Dosyayı baştan nihayete kadar gözden geçirdim.

Özeti şu idi: ‘Samsun ve havalisinde birçok Rum köyleri Türkler tarafından her gün tecavüze uğramaktadır. Osmanlı Hükümeti bu vahşi tecavüzlerin önüne geçememektedir. Bu havalinin emniyet ve huzurunu temin etmek insaniyet namına borcumuzdur… Raporlar İstanbul Hükümeti’ne verilirken bir de protesto ilave edilmişti: Eğer siz aciz iseniz, görevi üstümüze alacağız!

Dosyayı okuduktan sonra Harbiye Nazırının yüzüne baktım.

Emriniz Paşam dedim.

Bu böyle midir, zannedersiniz?

Zannetmiyorum, fakat bir şeyler olmak ihtimali vardır.

Bunun üzerine asıl bahse geçti: İşte dedi, böyle midir değil midir, evvela bunu meydana çıkarmak için oralara bir zatın gidip tetkiklerde bulunması lazımdır. Ben Sadrazam Paşa ile (Damat Ferit Paşa) görüştüm. Sizi münasip gördük. Oraya gidesiniz ve meselenin mahiyetini anlayasınız.

Memnuniyetle giderim. Ancak ben oraya Türkler, Rumlara zulmediyor mu, etmiyor mu, yalnız bunu anlamak için mi gideceğim? Memuriyetim bu mu olmak lazımdır?

Evet dedi. Konuştuğumuz budur.

Pekâlâ, yalnız müsaade buyurursanız memuriyetime bir şekil vermek lazım… Sizi üzmeyeyim, arzu ederseniz Erkânıharbiye (Genel Kurmay) Reisinizle görüşerek bunu tespit edelim.

Hay hay dedi.

Nazırlık makamından çıkarak, Erkânıharbiye-i Umumiye Reisi Fevzi Paşa’yı aradım. Yerinde yoktu. Dairede İkinci Reis Diyarbakırlı Kazım Paşa ile karşılaştım. Kendisine Nazır Paşa’nın bana verdiği vazifeden bahsettim.
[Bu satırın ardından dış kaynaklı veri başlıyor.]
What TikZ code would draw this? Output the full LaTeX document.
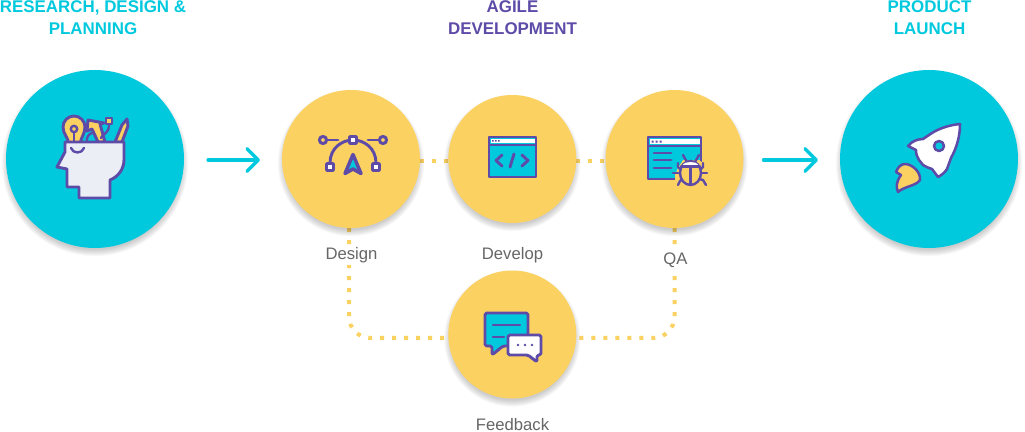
\documentclass[tikz,border=0pt]{standalone}
\usepackage{fontspec}
\setmainfont{Liberation Sans}
\usetikzlibrary{arrows.meta}
\definecolor{aqua}{HTML}{00C9DE}
\definecolor{sun}{HTML}{FBD161}
\definecolor{ink}{HTML}{5E4BA8}
\definecolor{mist}{HTML}{ECEEF5}
\definecolor{label}{HTML}{666666}
\pgfdeclarelayer{under}
\pgfsetlayers{under,main}
\tikzset{
  x=0.75pt,y=-0.75pt,
  disc/.style={circle,inner sep=0pt,outer sep=0pt,minimum size=#1*1.5pt},
  bigdisc/.style={disc=89,fill=aqua},
  smalldisc/.style={disc=#1,fill=sun},
  heading/.style={align=center,font=\fontsize{12.7pt}{16.5pt}\selectfont\bfseries,text=aqua},
  caption/.style={font=\fontsize{12.5pt}{15pt}\selectfont,text=label,fill=white,inner sep=1pt,minimum height=15pt},
  flow/.style={draw=aqua,line width=2.5pt,line cap=round,-{Straight Barb[length=8.5pt,width=17pt,line width=2.5pt,round]}},
  dots/.style={draw=sun,line width=3pt,dash pattern=on 3pt off 6pt,rounded corners=16pt},
  icon/.style={draw=ink,line width=2.2pt,line join=round,line cap=round},
  thin icon/.style={icon,line width=1.8pt},
}
% Soft drop shadow under a disc: #1,#2 centre, #3 radius
\newcommand{\softshadow}[3]{%
  \foreach \s in {1,...,8}{%
    \fill[black,opacity=0.028] (#1,#2+4) circle[radius=(#3+5-\s*0.9)*0.75pt];%
  }%
}
\begin{document}
\begin{tikzpicture}
\useasboundingbox (0,0) rectangle (1025,432);

% Shadows first, then the discs on top of them
\softshadow{95}{159}{89}
\softshadow{929}{159}{89}
\softshadow{351}{159}{69}
\softshadow{512.3}{159}{64}
\softshadow{674.5}{159}{69}
\softshadow{512.3}{334.5}{64}

\node[bigdisc] (research) at (95,159) {};
\node[bigdisc] (launch) at (929,159) {};
\node[smalldisc=69] (design) at (351,159) {};
\node[smalldisc=64] (develop) at (512.3,159) {};
\node[smalldisc=69] (qa) at (674.5,159) {};
\node[smalldisc=64] (feedback) at (512.3,334.5) {};

% Stage headings
\node[heading] (h1) at (93,17.5) {RESEARCH, DESIGN \&\\PLANNING};
\node[heading,text=ink] (h2) at (512.5,17.5) {AGILE\\DEVELOPMENT};
\node[heading] (h3) at (929.5,17.5) {PRODUCT\\LAUNCH};

% Step captions
\node[caption] (c1) at (351.5,255) {Design};
\node[caption] (c2) at (512.5,255) {Develop};
\node[caption] (c3) at (675.5,260) {QA};
\node[caption,minimum height=0pt,inner sep=0pt] (c4) at (512.5,425) {Feedback};

% Connectors
\draw[flow,shorten <=18pt,shorten >=16.5pt] ([yshift=-.75pt]research.east) -- ([yshift=-.75pt]design.west);
\draw[flow,shorten <=15pt,shorten >=16.5pt] ([yshift=-.75pt]qa.east) -- ([yshift=-.75pt]launch.west);
\begin{pgfonlayer}{under}
  \draw[dots] ([yshift=-1.5pt]design.east) -- ([yshift=-1.5pt]develop.west);
  \draw[dots] ([yshift=-1.5pt]develop.east) -- ([yshift=-1.5pt]qa.west);
  \draw[dots] ([xshift=-1.5pt]design.south) |- ([yshift=-2.6pt]feedback.center);
  \draw[dots] (qa.south) |- ([yshift=-2.6pt]feedback.center);
\end{pgfonlayer}

% Head with ideas
\draw[icon,fill=sun] (68.5,143) .. controls (68.5,138) and (63,134) .. (63,127) arc[start angle=180,end angle=360,radius=11] .. controls (85,134) and (80.5,138) .. (80.5,143) -- cycle;
\draw[thin icon,fill=sun] (74,129) circle[radius=3.2];
\draw[thin icon] (74,132) -- (74,142);
\draw[thin icon] (87,142) .. controls (86,137) and (89,134) .. (92,133);
\draw[icon,fill=sun] (105,142) -- (100,124) -- (104,123) -- (88,120) -- (87,131) -- (92,129) -- (98,142) -- cycle;
\draw[thin icon] (101,138) .. controls (102,134) and (109,134) .. (109,125);
\draw[thin icon,fill=sun] (106,118) rectangle (112,124);
\draw[icon,fill=sun] (115,142) -- (122,125) -- (127,119) -- (128,126) -- (122,142) -- cycle;
\draw[icon,fill=mist] (65,142) -- (124,142) -- (124,160) .. controls (124,169) and (118,177) .. (110,180) -- (110,198) -- (79,198) -- (79,187) -- (67,187) -- (67,169) -- (57,167) -- (65,152) -- cycle;
\draw[thin icon] (71,148) .. controls (73,154) and (82,154) .. (84,148);

% Vector path tool
\draw[icon] (330,163) .. controls (330,148) and (342,140) .. (353,140) .. controls (364,140) and (376,148) .. (376,163);
\draw[icon] (327,140) -- (338,140);
\draw[icon] (368,140) -- (379,140);
\draw[icon,fill=sun] (323,140) circle[radius=3.6];
\draw[icon,fill=sun] (383,140) circle[radius=3.6];
\draw[icon,fill=white,rounded corners=.6pt] (349.5,136.5) rectangle (356.5,143.5);
\draw[icon,fill=white,rounded corners=.6pt] (326.5,163.5) rectangle (333.5,170.5);
\draw[icon,fill=white,rounded corners=.6pt] (372.5,163.5) rectangle (379.5,170.5);
\draw[icon,fill=aqua,line width=2.6pt] (353,154.5) -- (361,173.5) -- (353,169) -- (345,173.5) -- cycle;

% Code window
\draw[icon,fill=aqua,line cap=butt] (489,137) rectangle (536,177);
\fill[white] (490.5,139) rectangle (534.5,143);
\draw[thin icon] (489,145) -- (536,145);
\fill[ink] (492,140) rectangle +(1.5,1.5) (495,140) rectangle +(1.5,1.5) (498,140) rectangle +(1.5,1.5);
\draw[icon] (502,155) -- (496,160.5) -- (502,166);
\draw[icon] (522,155) -- (528,160.5) -- (522,166);
\draw[icon] (510,167) -- (514,154);

% Window with a bug
\draw[icon,fill=aqua,line cap=butt] (648,137) rectangle (701,179);
\fill[white] (649.5,139) rectangle (699.5,144);
\draw[thin icon] (648,146) -- (701,146);
\fill[ink] (651.5,140.5) rectangle +(2,2) (655.5,140.5) rectangle +(2,2) (659.5,140.5) rectangle +(2,2);
\draw[icon] (654,153) -- (671,153) (654,160) -- (671,160) (654,168) -- (671,168);
\fill[sun] (675,182) -- (675,175) -- (678,168) -- (683,160) -- (699,160) -- (703,163) -- (703,182) -- cycle;
\draw[thin icon] (683,155) -- (687,162) (699,155) -- (695,162);
\draw[thin icon] (678,163) -- (678,167) -- (681,170) (703,163) -- (703,167) -- (700,170);
\draw[thin icon] (673,173) -- (680,173) (701,173) -- (707,173);
\draw[thin icon] (678,185) -- (680,181) -- (683,179) (706,185) -- (703,180) -- (699,179);
\draw[thin icon,fill=sun] (690.5,173) ellipse[x radius=10.5,y radius=12];
\fill[white] (682,166) .. controls (684,162.5) and (687,162) .. (690.5,162) .. controls (694,162) and (697,162.5) .. (699,166) -- cycle;
\draw[thin icon] (681,166.5) -- (700,166.5) (690.5,166.5) -- (690.5,184);

% Rocket
\draw[icon,fill=white,line width=1.9pt] (960,124) .. controls (950,125) and (940,128) .. (932,133) -- (923,139)
  .. controls (918,139) and (912,141) .. (908,146) -- (916,150) .. controls (916,154) and (917,157) .. (919,160)
  -- (923,165) .. controls (926,167) and (929,168) .. (932,169) -- (938,177) .. controls (942,175) and (945,172) .. (947,169)
  -- (951,158) .. controls (957,147) and (960,136) .. (960,124) -- cycle;
\draw[icon,fill=aqua,line width=1.9pt] (939,146) circle[radius=5];
\draw[icon,fill=sun,line width=1.9pt] (898,192) .. controls (896,187) and (896,182) .. (901,175) -- (896,172)
  .. controls (898,167) and (901,164) .. (905,164) .. controls (912,164) and (921,172) .. (920,180)
  .. controls (916,186) and (905,186) .. (898,192) -- cycle;

% Speech bubbles
\draw[icon,fill=aqua,rounded corners=1.2pt] (485,313) -- (528,313) -- (528,346) -- (503,346) -- (492,355) -- (492,346) -- (485,346) -- cycle;
\draw[thin icon] (493,325) -- (520,325) (493,337) -- (504,337);
\draw[icon,fill=white,rounded corners=1.2pt] (508,335) -- (541,335) -- (541,355) -- (537,355) -- (537,362) -- (528,355) -- (508,355) -- cycle;
\fill[ink] (518,345) circle[radius=1.3] (525,345) circle[radius=1.3] (532,345) circle[radius=1.3];
\end{tikzpicture}
\end{document}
Malumatınız var mı?

Hayır dedi.

İşte ben sana haber veriyorum dedikten sonra, kapıları kapatır mısınız? Dedim.

Kazım Paşa gülerek yüzüme baktı. Ne oluyoruz?

Kazım Paşa ile açık konuşarak bütün düşündüklerimi anlattım.
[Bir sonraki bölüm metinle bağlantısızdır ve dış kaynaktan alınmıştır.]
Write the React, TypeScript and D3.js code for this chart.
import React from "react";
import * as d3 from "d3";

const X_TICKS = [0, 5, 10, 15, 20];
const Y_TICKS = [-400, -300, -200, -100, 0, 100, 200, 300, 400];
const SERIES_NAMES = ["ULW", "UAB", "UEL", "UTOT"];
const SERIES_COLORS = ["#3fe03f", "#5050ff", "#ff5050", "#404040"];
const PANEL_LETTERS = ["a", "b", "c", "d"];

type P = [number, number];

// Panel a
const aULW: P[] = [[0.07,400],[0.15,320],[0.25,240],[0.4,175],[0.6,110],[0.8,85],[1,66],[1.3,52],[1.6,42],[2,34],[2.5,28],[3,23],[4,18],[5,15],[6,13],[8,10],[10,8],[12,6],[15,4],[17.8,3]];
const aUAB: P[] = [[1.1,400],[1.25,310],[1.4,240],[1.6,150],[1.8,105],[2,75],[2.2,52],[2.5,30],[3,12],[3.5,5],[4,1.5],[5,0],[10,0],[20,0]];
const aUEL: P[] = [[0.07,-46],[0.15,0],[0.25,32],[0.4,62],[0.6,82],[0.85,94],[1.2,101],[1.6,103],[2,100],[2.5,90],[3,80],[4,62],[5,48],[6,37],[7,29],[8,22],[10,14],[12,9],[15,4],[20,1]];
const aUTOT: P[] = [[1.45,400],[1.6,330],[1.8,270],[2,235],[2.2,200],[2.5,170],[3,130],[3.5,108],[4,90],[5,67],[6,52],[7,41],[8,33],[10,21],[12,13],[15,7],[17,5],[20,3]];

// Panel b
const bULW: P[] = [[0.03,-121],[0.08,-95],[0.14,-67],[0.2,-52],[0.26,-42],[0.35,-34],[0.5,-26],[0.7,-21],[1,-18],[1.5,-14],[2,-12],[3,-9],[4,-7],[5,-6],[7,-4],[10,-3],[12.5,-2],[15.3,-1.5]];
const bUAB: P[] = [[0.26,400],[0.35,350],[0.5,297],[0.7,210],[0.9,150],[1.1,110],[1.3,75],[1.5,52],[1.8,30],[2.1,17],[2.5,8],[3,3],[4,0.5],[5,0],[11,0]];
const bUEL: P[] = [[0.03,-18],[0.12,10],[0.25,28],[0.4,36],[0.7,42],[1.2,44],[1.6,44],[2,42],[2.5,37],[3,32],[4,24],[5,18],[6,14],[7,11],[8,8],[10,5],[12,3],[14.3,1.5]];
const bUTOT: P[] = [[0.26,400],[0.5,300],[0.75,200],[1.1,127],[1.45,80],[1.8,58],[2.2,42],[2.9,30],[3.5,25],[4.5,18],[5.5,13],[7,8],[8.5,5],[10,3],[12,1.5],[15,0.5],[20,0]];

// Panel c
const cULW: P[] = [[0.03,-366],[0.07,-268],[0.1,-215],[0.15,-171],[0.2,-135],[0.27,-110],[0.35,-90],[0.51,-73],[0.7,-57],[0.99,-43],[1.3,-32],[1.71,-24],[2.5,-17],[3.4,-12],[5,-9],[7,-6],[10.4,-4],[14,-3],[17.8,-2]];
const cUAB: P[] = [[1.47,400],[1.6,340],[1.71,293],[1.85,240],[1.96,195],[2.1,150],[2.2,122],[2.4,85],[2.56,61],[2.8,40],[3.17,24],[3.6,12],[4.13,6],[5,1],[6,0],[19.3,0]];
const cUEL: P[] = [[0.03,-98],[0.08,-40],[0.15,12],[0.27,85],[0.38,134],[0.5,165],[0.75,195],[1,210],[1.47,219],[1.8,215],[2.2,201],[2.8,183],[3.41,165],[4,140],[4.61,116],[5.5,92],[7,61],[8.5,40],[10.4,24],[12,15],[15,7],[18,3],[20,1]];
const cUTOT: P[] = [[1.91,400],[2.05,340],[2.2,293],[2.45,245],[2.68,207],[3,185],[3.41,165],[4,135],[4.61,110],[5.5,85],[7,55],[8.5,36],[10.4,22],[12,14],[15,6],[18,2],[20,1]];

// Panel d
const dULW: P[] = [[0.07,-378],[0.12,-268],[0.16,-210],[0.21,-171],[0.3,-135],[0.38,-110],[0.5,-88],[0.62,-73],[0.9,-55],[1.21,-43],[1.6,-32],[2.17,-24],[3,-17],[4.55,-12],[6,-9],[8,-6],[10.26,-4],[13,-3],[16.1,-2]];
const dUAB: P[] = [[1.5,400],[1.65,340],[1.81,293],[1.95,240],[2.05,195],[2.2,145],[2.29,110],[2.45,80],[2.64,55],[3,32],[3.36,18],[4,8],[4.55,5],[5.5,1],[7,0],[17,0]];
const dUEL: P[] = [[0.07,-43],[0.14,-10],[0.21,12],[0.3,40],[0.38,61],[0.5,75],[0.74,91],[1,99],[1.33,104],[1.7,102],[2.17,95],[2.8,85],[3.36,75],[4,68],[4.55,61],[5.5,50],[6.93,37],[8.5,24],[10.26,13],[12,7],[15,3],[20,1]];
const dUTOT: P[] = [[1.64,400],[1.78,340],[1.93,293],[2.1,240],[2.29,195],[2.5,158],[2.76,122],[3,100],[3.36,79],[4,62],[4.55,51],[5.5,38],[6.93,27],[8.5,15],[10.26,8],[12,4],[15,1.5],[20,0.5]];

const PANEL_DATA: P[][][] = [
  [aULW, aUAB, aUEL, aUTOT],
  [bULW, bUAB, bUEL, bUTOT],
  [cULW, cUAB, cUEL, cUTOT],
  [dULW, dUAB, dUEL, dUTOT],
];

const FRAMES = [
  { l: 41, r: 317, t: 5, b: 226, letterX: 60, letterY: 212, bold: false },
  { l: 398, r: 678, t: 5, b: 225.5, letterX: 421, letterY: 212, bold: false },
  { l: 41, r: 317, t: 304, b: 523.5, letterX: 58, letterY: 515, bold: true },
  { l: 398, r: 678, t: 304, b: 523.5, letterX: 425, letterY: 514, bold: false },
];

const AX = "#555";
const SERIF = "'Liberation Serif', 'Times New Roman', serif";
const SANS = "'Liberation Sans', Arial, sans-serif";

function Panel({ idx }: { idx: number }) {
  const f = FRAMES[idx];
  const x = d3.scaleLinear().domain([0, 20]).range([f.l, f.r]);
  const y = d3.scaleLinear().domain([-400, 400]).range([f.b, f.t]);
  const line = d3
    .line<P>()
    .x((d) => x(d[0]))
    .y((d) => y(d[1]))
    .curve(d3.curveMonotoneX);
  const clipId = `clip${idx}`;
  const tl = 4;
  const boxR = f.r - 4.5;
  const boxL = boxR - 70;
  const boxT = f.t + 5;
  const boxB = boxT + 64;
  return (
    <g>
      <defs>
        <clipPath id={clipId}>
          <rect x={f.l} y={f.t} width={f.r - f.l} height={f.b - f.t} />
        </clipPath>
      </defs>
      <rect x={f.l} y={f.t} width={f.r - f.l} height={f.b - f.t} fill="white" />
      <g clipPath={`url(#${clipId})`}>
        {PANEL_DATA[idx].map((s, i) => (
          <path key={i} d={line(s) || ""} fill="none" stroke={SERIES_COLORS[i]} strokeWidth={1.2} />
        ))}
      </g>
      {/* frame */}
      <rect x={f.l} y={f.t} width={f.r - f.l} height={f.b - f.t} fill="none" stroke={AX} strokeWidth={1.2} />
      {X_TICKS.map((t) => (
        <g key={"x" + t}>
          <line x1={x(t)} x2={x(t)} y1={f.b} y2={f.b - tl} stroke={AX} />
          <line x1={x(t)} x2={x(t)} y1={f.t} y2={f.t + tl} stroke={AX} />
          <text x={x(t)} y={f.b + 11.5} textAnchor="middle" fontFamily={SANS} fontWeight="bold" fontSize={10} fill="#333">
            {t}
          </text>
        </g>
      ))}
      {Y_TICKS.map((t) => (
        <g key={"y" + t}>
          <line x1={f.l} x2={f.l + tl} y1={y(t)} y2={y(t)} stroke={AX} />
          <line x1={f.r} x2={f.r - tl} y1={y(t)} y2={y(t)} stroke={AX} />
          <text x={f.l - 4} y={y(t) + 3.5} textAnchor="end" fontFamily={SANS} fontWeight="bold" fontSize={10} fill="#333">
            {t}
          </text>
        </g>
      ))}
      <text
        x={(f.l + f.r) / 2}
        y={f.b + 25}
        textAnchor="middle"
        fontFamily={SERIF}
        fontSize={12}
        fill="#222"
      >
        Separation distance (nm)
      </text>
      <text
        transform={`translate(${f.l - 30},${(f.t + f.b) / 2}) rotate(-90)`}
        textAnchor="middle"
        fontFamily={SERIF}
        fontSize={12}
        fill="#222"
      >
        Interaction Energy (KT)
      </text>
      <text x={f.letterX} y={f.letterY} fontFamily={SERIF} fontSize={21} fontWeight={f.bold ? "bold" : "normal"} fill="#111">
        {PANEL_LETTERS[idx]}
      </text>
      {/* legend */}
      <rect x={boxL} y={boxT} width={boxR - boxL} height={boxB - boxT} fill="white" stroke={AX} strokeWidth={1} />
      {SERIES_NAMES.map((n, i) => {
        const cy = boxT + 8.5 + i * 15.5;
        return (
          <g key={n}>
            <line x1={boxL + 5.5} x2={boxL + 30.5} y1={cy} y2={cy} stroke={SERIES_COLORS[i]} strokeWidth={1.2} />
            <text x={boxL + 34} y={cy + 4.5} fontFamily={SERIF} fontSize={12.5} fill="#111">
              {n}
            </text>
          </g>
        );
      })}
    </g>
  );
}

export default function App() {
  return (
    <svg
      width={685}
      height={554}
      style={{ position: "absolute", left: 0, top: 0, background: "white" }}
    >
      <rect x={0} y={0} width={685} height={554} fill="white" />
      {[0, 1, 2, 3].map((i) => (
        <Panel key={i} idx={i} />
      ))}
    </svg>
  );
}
Her ne sebep veya maksatla beni İstanbul’dan uzaklaştırmak için bir vesile aramışlar ve bu memuriyeti bulmuşlar. Hemen kabul ettim. Ben zaten şu veya bu suretle Anadolu’ya geçmek fırsatı arıyordum.  Mademki onlar teklif ettiler, fırsattan mümkün olduğu kadar istifade etmeliyiz…

Kazım Paşa Nasıl? dedi. Cevabımı beklemeksizin ilave etti Ha… Ordu Müfettişleri meselesi var… O taraflara Ordu Müfettişi unvanı ile gidebilirsiniz.

Unvanın ehemmiyeti yok dedim, yalnız şimdi Harbiye Nazarı ile konuş, benden ne istiyorlar, tespit et, üst tarafını kendimiz yaparız.

Kazım Paşa, Harbiye Nazırını gördü, kendisinden aldığı direktif şu idi:

Maksat Samsun havalisinde Rumlara tecavüz eden Türkleri tespit etmek, sonra Anadolu’da bir takım milli teşekküller beliriyormuş, onları ortadan kaldırmak… Mustafa Kemal’i bunun için yolluyoruz. Kendisine Sadrazam Paşa ile beraber bir salahiyetname vereceğiz. Kazım Paşa bürosuna dönerek bana bunları izah etti.

Çok güzel dedim ve kapıların iyi kapalı olup olmadığına baktım.

Yalnızız! dedi.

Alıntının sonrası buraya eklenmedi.